Conclusions: Pre-existing, postoperative, and change in IH over time were not associated with 2-stage AVF outcomes.

Keywords: AVF creation; AVF transposition; Intimal hyperplasia (IH); anatomic maturation failure; arteriovenous fistula (AVF); end-stage renal disease (ESRD); failure; hemodialysis; histology; intimal thickness; outcomes; primary unassisted patency; stenosis; vascular access; vascular pathology.

Fig 1

Flow diagram of the study design illustrating sample collection, exclusion criteria, and subsequent histopathological and statistical analysis.

Fig 2. Pre-existing intimal hyperplasia (IH) in veins

Representative basilic veins with low (A–C) and high pre-existing IH (D–I). The intimal thickness in first-stage veins oscillated between 0 to 0.66 (median, 0.18) mm (n=57). Intimal thickness was measured in Masson’s trichrome stained sections (A, D, G). A significant number of intimal cells in the pre-fistula vein were smooth muscle cells that stained positive for α-smooth muscle cell actin (B, E, H) and smooth muscle myosin heavy chain (C, F, I). Microphotographs in G, H and I correspond to magnifications of boxed areas in D, E and F, respectively. I = Intima, M = Media.

Fig 3. Association between pre-existing intimal hyperplasia and primary unassisted patency

Kaplan-Meier curves for AVF with pre-existing intimal thickness above and below the group median of 0.20 mm after excluding anatomic maturation failures (n=52). Fistulas classified as anatomic maturation failure underwent a short transposition or graft extension and, therefore, had to be excluded from the analysis.

Fig 4. Intimal hyperplasia (IH) in matched pairs of veins and AVF

A–B. Representative matched tissue pair of a basilic vein (A) and AVF (B) collected before anastomosis and superficialization of a two-stage AVF from the same patient. Sections were Masson’s trichrome stained. C. Matched pair analysis showing the change in intimal thickness in AVF with respect to the corresponding vein. AVF with anatomic maturation failure are shown in red. D–E. High magnification pictures of boxed areas in A-B, highlighting the media thickness and loss of smooth muscle cells (SMC) in the AVF. Arrows point to SMC stained in red. I = Intima, M = Media. F. Fold changes in medial and intimal thickness in AVF versus veins. G–H. Changes in the intima (G) and media (H) during remodeling. The relative areas of SMC (red) and collagen (blue) were quantified on Masson’s trichrome stained sections. P values were calculated using a two-sample paired t-test with unequal variances. I. Linear regression analysis demonstrating the lack of correlation between pre-existing and postoperative IH in matched pairs.

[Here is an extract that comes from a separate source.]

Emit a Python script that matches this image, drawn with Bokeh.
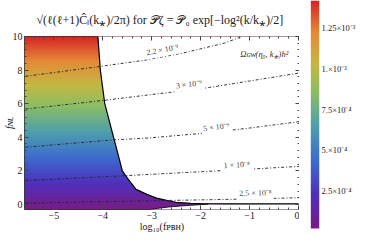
import numpy as np
from bokeh.plotting import figure
from bokeh.models import (LinearColorMapper, FixedTicker, LinearAxis, CustomJSTickFormatter, Range1d)
from bokeh.layouts import row, column
from bokeh.embed import file_html
from bokeh.resources import INLINE
from bokeh.core.properties import value

# ---------------- data ----------------
upper_x = [-4.10, -4.05, -3.96, -3.78, -3.60, -3.48, -3.32, -3.10, -2.90, -2.70, -2.50, -2.20, -2.00, -1.50, -1.00, 0.00]
upper_y = [10.0, 8.0, 6.0, 4.0, 2.0, 1.5, 0.9, 0.6, 0.38, 0.25, 0.12, 0.07, 0.05, 0.04, 0.03, 0.03]
lower_x = [-3.02, -2.85, -2.65, -2.45, -2.20, -2.00, -1.85]
lower_y = [-0.30, -0.22, -0.15, -0.10, -0.05, -0.01, 0.02]

c_labels = ["2.2 × 10⁻⁹", "3 × 10⁻⁹", "5 × 10⁻⁹", "1 × 10⁻⁸", "2.5 × 10⁻⁸"]
c_x = [
    [-5.58, -4.10, -3.16, -2.32, -1.52, -1.15],
    [-5.58, -3.94, -3.10, -1.92, -1.00, 0.02],
    [-5.58, -3.76, -3.10, -1.90, -1.00, 0.02],
    [-5.58, -3.50, -2.12, -1.00, 0.02],
    [-5.58, -3.40, -1.50, 0.02],
]
c_y = [
    [7.63, 8.20, 8.58, 9.04, 9.60, 10.0],
    [5.68, 6.21, 6.51, 6.92, 7.35, 7.83],
    [3.41, 3.85, 3.95, 4.25, 4.55, 4.93],
    [1.42, 1.72, 1.93, 2.10, 2.27],
    [0.07, 0.20, 0.30, 0.40],
]
lab_x = [-2.78, -2.24, -1.68, -1.26, -0.88]
lab_y = [9.20, 7.15, 4.60, 2.35, 0.68]

x_ticks = [-5, -4, -3, -2, -1, 0]
y_ticks = [0, 2, 4, 6, 8, 10]
cb_low, cb_high = 2.4e-5, 1.415e-3
cb_ticks = [2.5e-4, 5e-4, 7.5e-4, 1e-3, 1.25e-3]
cb_tick_labels = ["2.5×10⁻⁴", "5.×10⁻⁴", "7.5×10⁻⁴", "1.×10⁻³", "1.25×10⁻³"]

title_text = "√(ℓ(ℓ+1)Ĉₗ(k⁎)/2π)  for  𝒫ζ = 𝒫₀ exp[−log²(k/k⁎)/2]"

anchors = [(0.00, (120, 28, 134)), (0.15, (78, 48, 188)), (0.30, (60, 108, 205)),
           (0.45, (78, 160, 172)), (0.60, (140, 190, 100)), (0.72, (196, 184, 66)),
           (0.86, (228, 138, 55)), (1.00, (214, 38, 38))]
pos = np.array([a[0] for a in anchors])
cols = np.array([a[1] for a in anchors], dtype=float)
tt = np.linspace(0, 1, 256)
palette = ["#%02x%02x%02x" % tuple(int(round(np.interp(t, pos, cols[:, k]))) for k in range(3)) for t in tt]

SERIF = "Liberation Serif"
XR = (-5.60, 0.02)
YR = (-0.30, 10.0)
FW, FH = 280, 174

p = figure(width=299, height=234, x_range=Range1d(*XR), y_range=Range1d(*YR),
           output_backend="svg", toolbar_location=None,
           min_border_left=0, min_border_right=0, min_border_top=0, min_border_bottom=0)
p.background_fill_color = "white"
p.border_fill_color = "white"
p.outline_line_color = "#333333"
p.outline_line_width = 1
p.grid.visible = False

fmap = LinearColorMapper(palette=palette, low=YR[0], high=YR[1])
field = np.repeat(np.linspace(YR[0], YR[1], 400).reshape(-1, 1), 2, axis=1)
p.image(image=[field], x=XR[0], y=YR[0], dw=XR[1] - XR[0], dh=YR[1] - YR[0], color_mapper=fmap)

top_px = upper_x + [0.5, 0.5, upper_x[0]]
top_py = upper_y + [upper_y[-1], 10.5, 10.5]
p.patch(top_px, top_py, fill_color="white", line_color=None)
bot_px = lower_x + [0.5, 0.5, lower_x[0]]
bot_py = lower_y + [upper_y[-1], -0.5, -0.5]
p.patch(bot_px, bot_py, fill_color="white", line_color=None)

p.line(upper_x, upper_y, line_color="black", line_width=1.2)
p.line(lower_x, lower_y, line_color="black", line_width=0.8)

sx = FW / (XR[1] - XR[0])
sy = FH / (YR[1] - YR[0])
for xs, ys in zip(c_x, c_y):
    p.line(xs, ys, line_color="#222222", line_width=0.9, line_dash="3 2 1 2")
angles = []
for xs, ys, lx in zip(c_x, c_y, lab_x):
    xs_a = np.array(xs); ys_a = np.array(ys)
    i = int(np.clip(np.searchsorted(xs_a, lx), 1, len(xs_a) - 1))
    slope = (ys_a[i] - ys_a[i - 1]) / (xs_a[i] - xs_a[i - 1])
    angles.append(float(np.arctan(slope * sy / sx)))
p.text(x=lab_x, y=lab_y, text=c_labels, angle=angles, text_font=value(SERIF),
       text_font_size="8px", text_color="#444444", text_align="center", text_baseline="middle",
       background_fill_color="white", padding=2)
p.text(x=[-0.70], y=[8.93], text=["Ωɢᴡ(η₀, k⁎)h²"], text_font=value(SERIF), text_font_style="italic",
       text_font_size="8.5px", text_color="#333333", text_align="center", text_baseline="middle")

minus_fmt = CustomJSTickFormatter(code="return tick < 0 ? '\u2212' + String(-tick) : String(tick);")
blank_fmt = CustomJSTickFormatter(code="return '';")
xminor = [round(-5.6 + 0.2 * i, 2) for i in range(29)]
yminor = [round(0.4 * i, 2) for i in range(26)]
p.xaxis.ticker = FixedTicker(ticks=x_ticks, minor_ticks=xminor)
p.yaxis.ticker = FixedTicker(ticks=y_ticks, minor_ticks=yminor)
p.xaxis.formatter = minus_fmt
p.yaxis.formatter = minus_fmt

def style_axis(ax, labels=True):
    ax.axis_line_color = None
    ax.major_tick_in = 4
    ax.major_tick_out = 0
    ax.minor_tick_in = 2
    ax.minor_tick_out = 0
    ax.major_tick_line_color = "#444444"
    ax.minor_tick_line_color = "#444444"
    ax.major_label_text_font = SERIF
    ax.major_label_text_font_size = "10px" if labels else "1px"
    ax.major_label_text_color = "#222222" if labels else None
    ax.major_label_standoff = 2 if labels else 0

style_axis(p.xaxis[0]); style_axis(p.yaxis[0])
p.xaxis.axis_label = "log₁₀(fᴘʙʜ)"
p.yaxis.axis_label = "fɴʟ"
for ax in (p.xaxis[0], p.yaxis[0]):
    ax.axis_label_text_font = SERIF
    ax.axis_label_text_font_size = "10px"
    ax.axis_label_text_font_style = "normal"
    ax.axis_label_text_color = "#222222"
p.xaxis.axis_label_standoff = -1
p.yaxis.axis_label_standoff = -5
p.yaxis.axis_label_text_font_style = "italic"

top_ax = LinearAxis(ticker=FixedTicker(ticks=x_ticks, minor_ticks=xminor), formatter=blank_fmt)
right_ax = LinearAxis(ticker=FixedTicker(ticks=y_ticks, minor_ticks=yminor), formatter=blank_fmt)
style_axis(top_ax, labels=False); style_axis(right_ax, labels=False)
p.add_layout(top_ax, "above")
p.add_layout(right_ax, "right")

p.title.text = title_text
p.title.text_font = SERIF
p.title.text_font_size = "12px"
p.title.text_font_style = "normal"
p.title.text_color = "#222222"
p.title.align = "left"
p.title.offset = 12
p.title.standoff = 20

# ---------------- colour bar as its own figure ----------------
px_per_val = 228.0 / (cb_high - cb_low)
cb_lo_range = cb_low - 6.0 / px_per_val
cb = figure(width=59, height=234, x_range=Range1d(-1.3, 1), y_range=Range1d(cb_lo_range, cb_high),
            output_backend="svg", toolbar_location=None, x_axis_location=None, y_axis_location="right",
            min_border_left=0, min_border_right=0, min_border_top=0, min_border_bottom=0)
if "frame_align" in cb.properties():
    cb.frame_align = False
    p.frame_align = False
cb.outline_line_color = None
cb.grid.visible = False
cb.background_fill_color = "white"
cb.border_fill_color = "white"
cmap = LinearColorMapper(palette=palette, low=cb_low, high=cb_high)
bar = np.repeat(np.linspace(cb_low, cb_high, 256).reshape(-1, 1), 2, axis=1)
cb.image(image=[bar], x=0, y=cb_low, dw=1, dh=cb_high - cb_low, color_mapper=cmap)
cax = cb.yaxis[0]
cax.ticker = FixedTicker(ticks=cb_ticks, minor_ticks=[])
cax.major_label_overrides = {t: s for t, s in zip(cb_ticks, cb_tick_labels)}
cax.axis_line_color = None
cax.major_tick_in = 0
cax.major_tick_out = 0
cax.minor_tick_in = 0
cax.minor_tick_out = 0
cax.major_label_standoff = 2
cax.major_label_text_font = SERIF
cax.major_label_text_font_size = "8.5px"
cax.major_label_text_color = "#222222"

layout = row(p, column(cb))
open("out.html", "w").write(file_html(layout, INLINE))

Fig 5. Association between postoperative intimal hyperplasia and anatomic maturation failure

Representative sections of mature (A–C) and failed AVF (D–F). Sections were Masson’s trichrome stained. The maximal intimal thickness is marked with a yellow arrow.

Fig 6. Association between postoperative and change in intimal hyperplasia (IH) with primary unassisted patency

A. Kaplan-Meier curves for AVF with postoperative intimal thickness above and below the group’s median (0.57 mm, N=69). B. Kaplan-Meier curves for AVF with change in intimal thickness above and below the group’s median (0.36 mm, N= 46).